Salvation by grace is demonstrated in works—not the humanly devised traditions and works of religion but the good works of loving God and keeping His commandments as Paul notes, “For by grace you have been saved through faith; and this especially is not of your own selves; it is the gift of God, not of works, so that no one may boast. For we are His workmanship, created in Christ Jesus unto the good works that God ordained beforehand in order that we might walk in them” (Eph. 2:8-10).

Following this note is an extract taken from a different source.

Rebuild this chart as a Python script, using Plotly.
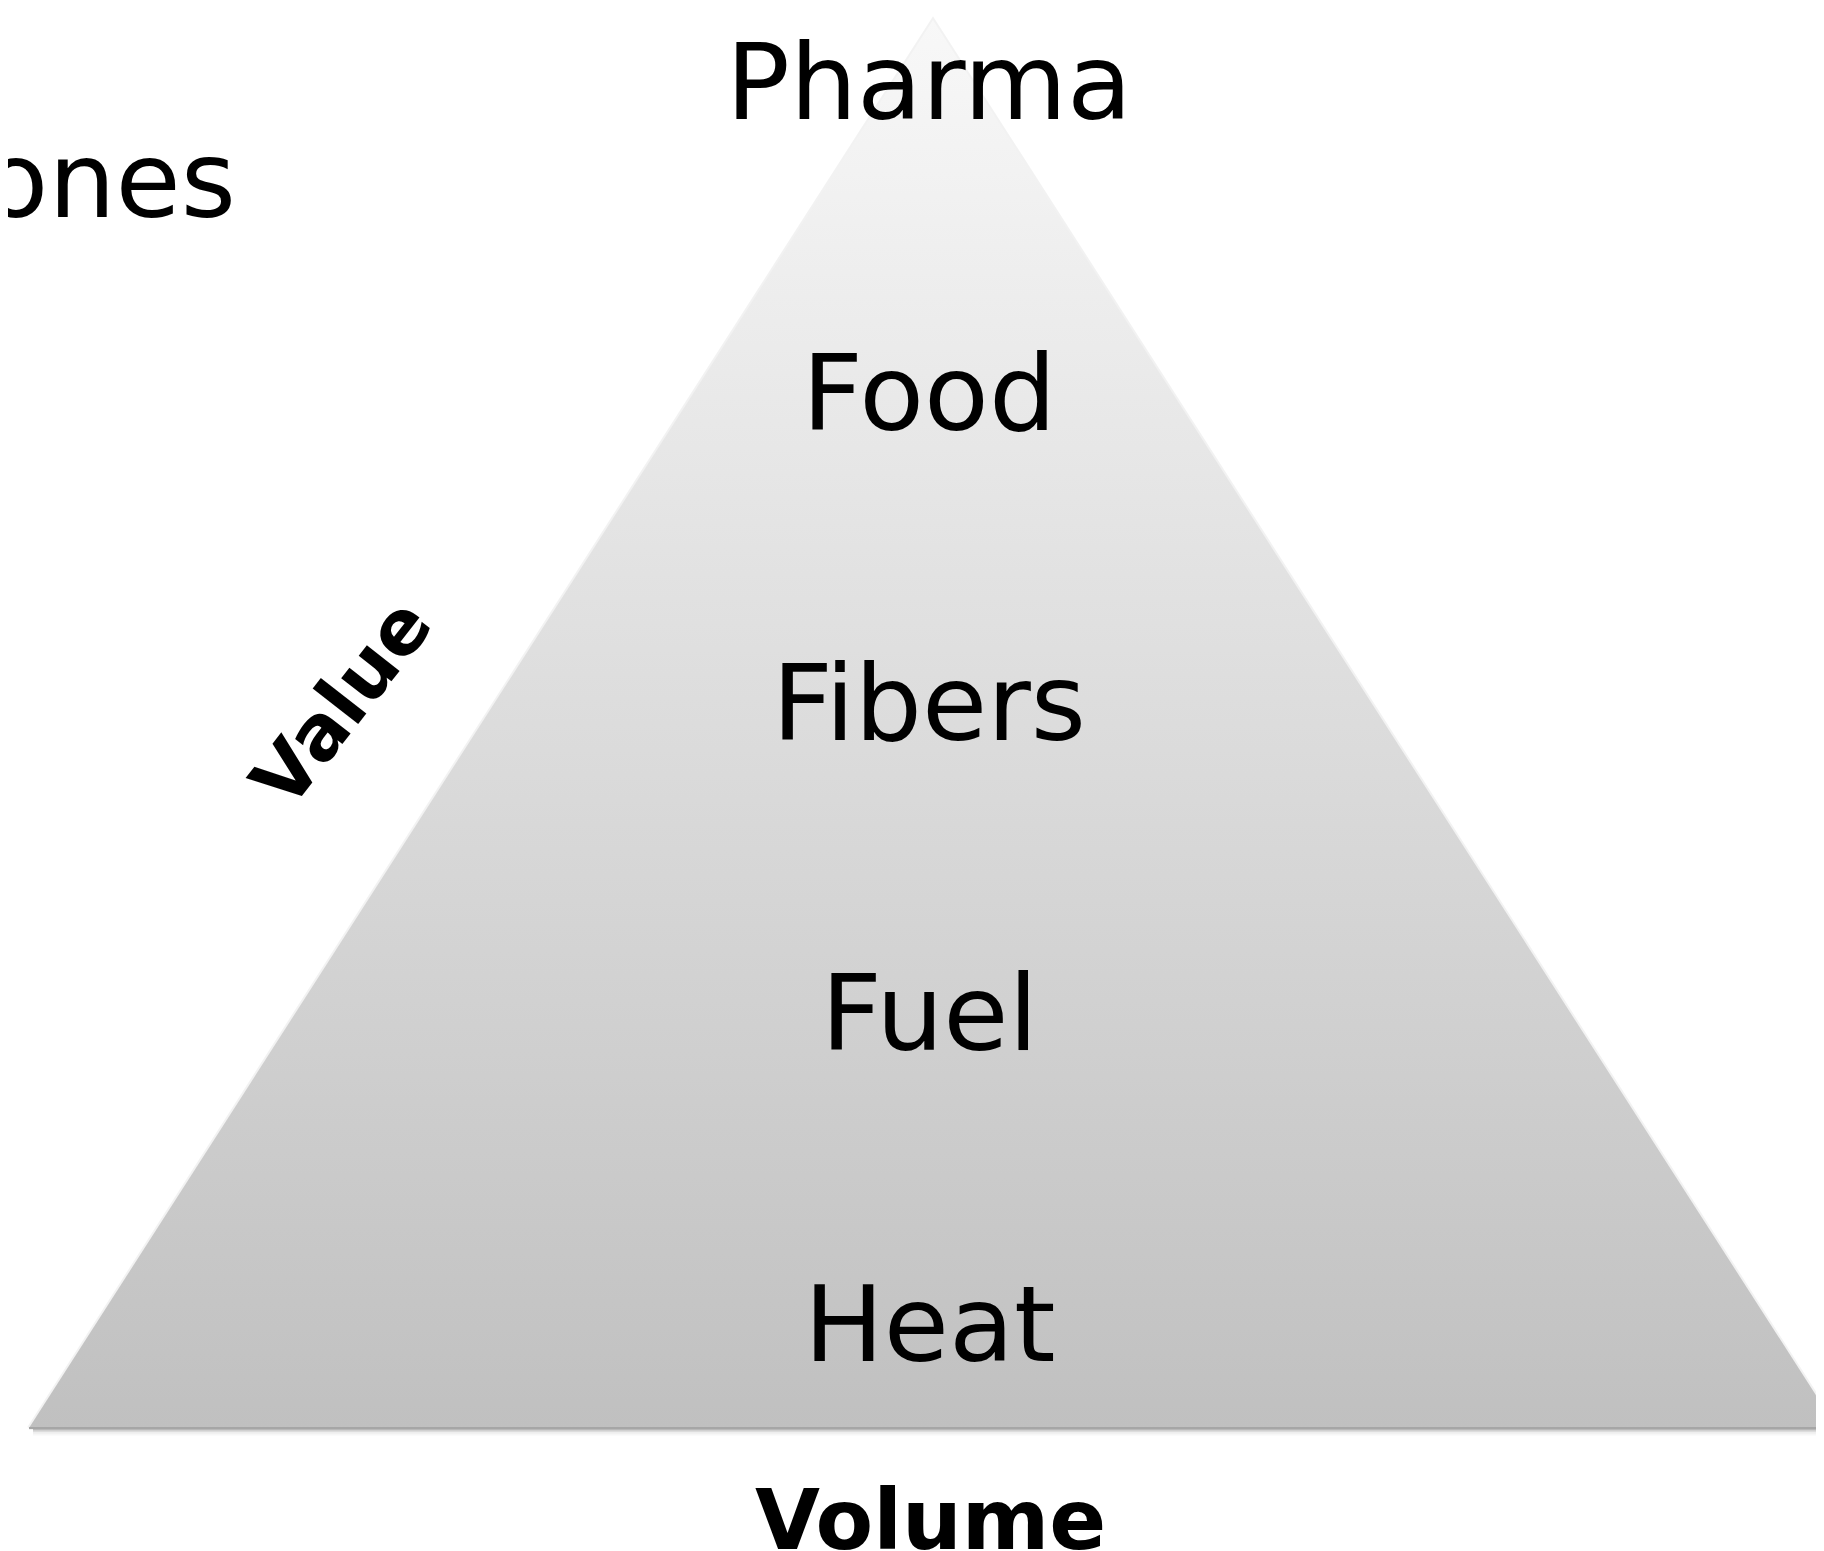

When we have received the begettal of the Holy Spirit from God the Father, we are to walk in the way of the Lord and to love God the Father and Jesus Christ with all the heart, and with all the understanding, and with all the soul, and with all the strength (Mark 12:29-34). We are to keep the commandments of God from the heart in the spirit of the law. Finally, we are to grow in grace and knowledge and to be faithful unto death. Then, at the return of Jesus Christ, we will be resurrected to eternal life and glory as a spirit son or daughter of God. To bring many sons and daughters to glory is the reason why Jesus Christ died!

 

Dear reader, Jesus Christ died for your sins, and He can be your personal Savior. You have a choice either to repent and to believe in the Son of God, accepting His sacrifice for your sins, or to reject Jesus Christ and His words and to receive the judgment of God and eternal death. What will you do? You will be held accountable for your decision. You must choose!